I know we’ve touched on drying before, but when we’re talking about fine-tuning for optimal results, we absolutely have to come back to material preparation, because with TPU, it’s everything. This stuff is hygroscopic – it actively sucks moisture out of the air like a sponge. If you try to mold TPU that hasn’t been dried properly, or hasn’t been kept dry after initial drying, you’re just asking for trouble. That trapped moisture turns into steam when it hits the hot barrel, and this causes a host of problems: splay marks (those silvery streaks on the surface), bubbles, internal voids, and worst of all, hydrolysis. Hydrolysis is a chemical reaction where the water molecules actually break down the TPU polymer chains during melting. This severely weakens the material, making your parts brittle and prone to failure, even if they look okay coming out of the machine. I once saw a whole batch of TPU parts for an automotive application fail field testing; the root cause was traced back to insufficient drying. The parts looked fine, but their impact strength was shot.

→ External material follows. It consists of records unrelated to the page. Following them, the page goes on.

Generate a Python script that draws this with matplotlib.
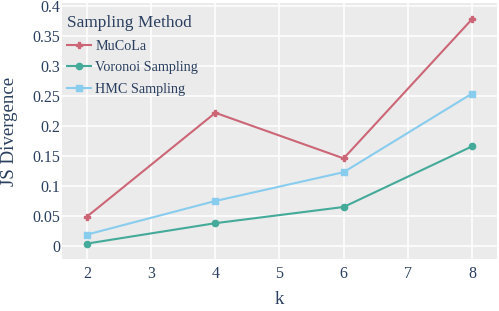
import matplotlib
matplotlib.use('Agg')
from matplotlib import pyplot as plt

k = [2, 4, 6, 8]
mucola = [0.049, 0.222, 0.146, 0.378]
voronoi = [0.004, 0.038, 0.065, 0.166]
hmc = [0.019, 0.075, 0.123, 0.254]

plt.rcParams['font.family'] = ['Liberation Serif', 'DejaVu Serif']
text_col = '#2a3f5f'

fig = plt.figure(figsize=(4.99, 3.11), dpi=100)
ax = fig.add_axes([62/499, 1-259/311, 435/499, 256/311])
ax.set_facecolor('#EBEBEB')

ax.plot(k, mucola, color='#CC6677', lw=1.5, marker='P', ms=5, label='MuCoLa')
ax.plot(k, voronoi, color='#44AA99', lw=1.5, marker='o', ms=4.5, label='Voronoi Sampling')
ax.plot(k, hmc, color='#88CCEE', lw=1.5, marker='s', ms=4.3, label='HMC Sampling')

ax.set_xlim(1.61, 8.39)
ax.set_ylim(-0.0217, 0.405)
ax.set_xticks([2, 3, 4, 5, 6, 7, 8])
ax.set_yticks([0, 0.05, 0.1, 0.15, 0.2, 0.25, 0.3, 0.35, 0.4])
ax.set_yticklabels(['0', '0.05', '0.1', '0.15', '0.2', '0.25', '0.3', '0.35', '0.4'])
ax.grid(True, color='white', lw=1.1)
ax.set_axisbelow(True)
for s in ax.spines.values():
    s.set_visible(False)
ax.tick_params(length=0, labelsize=11.5, colors=text_col)
ax.tick_params(axis='x', pad=5)
ax.tick_params(axis='y', pad=1)

ax.set_xlabel('k', fontsize=13.6, color=text_col)
ax.set_ylabel('JS Divergence', fontsize=13.6, color=text_col)
ax.xaxis.set_label_coords(0.5, -0.125)
ax.yaxis.set_label_coords(-0.1, 0.5)

leg = ax.legend(title='Sampling Method', loc='upper left', frameon=False,
                fontsize=10.2, title_fontsize=12.4, labelcolor=text_col,
                handlelength=1.7, handletextpad=0.3, labelspacing=0.62,
                borderaxespad=0.0, borderpad=0.2,
                bbox_to_anchor=(0.005, 0.965))
leg.get_title().set_color(text_col)
leg._legend_box.align = 'left'

plt.savefig('out.png', dpi=100)
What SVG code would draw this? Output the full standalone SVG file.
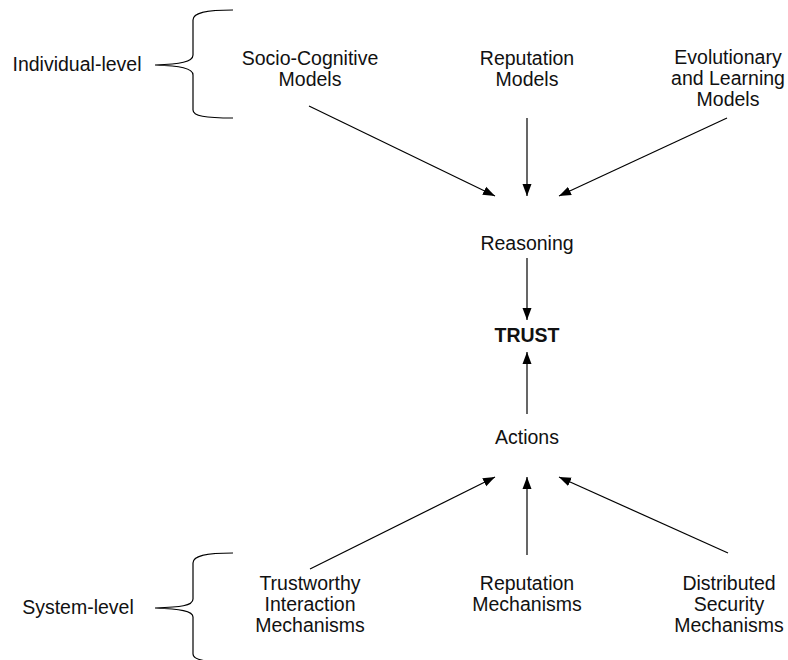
<svg xmlns="http://www.w3.org/2000/svg" width="788" height="660" viewBox="0 0 788 660">
  <style>
    text { font-family: "Liberation Sans", Arial, sans-serif; font-size: 19.5px; fill: #111; text-anchor: middle; }
    .bold { font-weight: bold; }
    .edge { stroke: #000; stroke-width: 1.2; fill: none; marker-end: url(#arrow); }
    .brace { stroke: #000; stroke-width: 1.2; fill: none; }
  </style>
  <defs>
    <marker id="arrow" markerWidth="13" markerHeight="10" refX="12" refY="5" orient="auto" markerUnits="userSpaceOnUse">
      <path d="M0,0.5 L12,5 L0,9.5 Z" fill="#000"/>
    </marker>
  </defs>
  <rect width="788" height="660" fill="#fff"/>

  <!-- level labels with braces -->
  <g id="individual-level">
    <text x="77" y="71">Individual-level</text>
    <path class="brace" d="M233,10 C205,10 193,13 193,20 L193,55 C193,62 180,64 155,65 C180,66 193,68 193,75 L193,110 C193,116 205,118 233,118"/>
  </g>
  <g id="system-level">
    <text x="78" y="614">System-level</text>
    <path class="brace" d="M233,553 C205,553 193,556 193,563 L193,599 C193,606 180,607 155,608 C180,609 193,611 193,617 L193,654 C193,660 205,662 233,662"/>
  </g>

  <!-- nodes -->
  <g id="socio-cognitive">
    <text x="310" y="65">Socio-Cognitive</text>
    <text x="310" y="86">Models</text>
  </g>
  <g id="reputation-models">
    <text x="527" y="65">Reputation</text>
    <text x="527" y="86">Models</text>
  </g>
  <g id="evolutionary">
    <text x="728" y="64">Evolutionary</text>
    <text x="728" y="85">and Learning</text>
    <text x="728" y="106">Models</text>
  </g>
  <g id="reasoning">
    <text x="527" y="250">Reasoning</text>
  </g>
  <g id="trust">
    <text class="bold" x="527" y="342">TRUST</text>
  </g>
  <g id="actions">
    <text x="527" y="444">Actions</text>
  </g>
  <g id="trustworthy-interaction">
    <text x="310" y="590">Trustworthy</text>
    <text x="310" y="611">Interaction</text>
    <text x="310" y="632">Mechanisms</text>
  </g>
  <g id="reputation-mechanisms">
    <text x="527" y="590">Reputation</text>
    <text x="527" y="611">Mechanisms</text>
  </g>
  <g id="distributed-security">
    <text x="729" y="590">Distributed</text>
    <text x="729" y="611">Security</text>
    <text x="729" y="632">Mechanisms</text>
  </g>

  <!-- connectors -->
  <g id="connectors">
    <line class="edge" x1="309" y1="106" x2="495" y2="196"/>
    <line class="edge" x1="527" y1="118" x2="527" y2="196"/>
    <line class="edge" x1="727" y1="118" x2="559" y2="196"/>
    <line class="edge" x1="527" y1="258" x2="527" y2="320"/>
    <line class="edge" x1="527" y1="414" x2="527" y2="352"/>
    <line class="edge" x1="310" y1="569" x2="495" y2="477"/>
    <line class="edge" x1="527" y1="555" x2="527" y2="477"/>
    <line class="edge" x1="728" y1="553" x2="559" y2="477"/>
  </g>
</svg>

So, what’s "proper" drying? First, use a desiccant hot air dryer. These are much more effective than simple hot air ovens because they use super-dry air. Pay close attention to the recommended drying time and temperature on the TPU manufacturer’s datasheet – typically 2-4 hours at 80-110°C (175-230°F). But for truly optimal results, especially for critical applications, don’t just rely on time. Use a moisture analyzer to verify the moisture content is below the recommended level (often <0.05% or even <0.02%). And once it’s dry, keep it dry! Use heated hoppers on the machine if possible, and minimize the time dried material sits exposed to ambient air. If you’re using regrind – be extremely careful. It must be dried just as thoroughly as virgin material, and always ensure it’s not contaminated. Honestly, for really demanding TPU jobs, we often advise clients like Alex to limit or avoid regrind altogether. Getting this drying and handling step perfect is the foundation upon which all other process parameter tuning is built. If your material isn’t perfectly prepared, you’re fighting an uphill battle.
Conclusion
Fine-tuning TPU injection molding is an art backed by solid science. Master these parameters—melt temp, mold temp, speeds, pressures, and impeccable material prep—and you’ll consistently produce top-tier parts. That’s our goal at CAVITYMOLD every single day!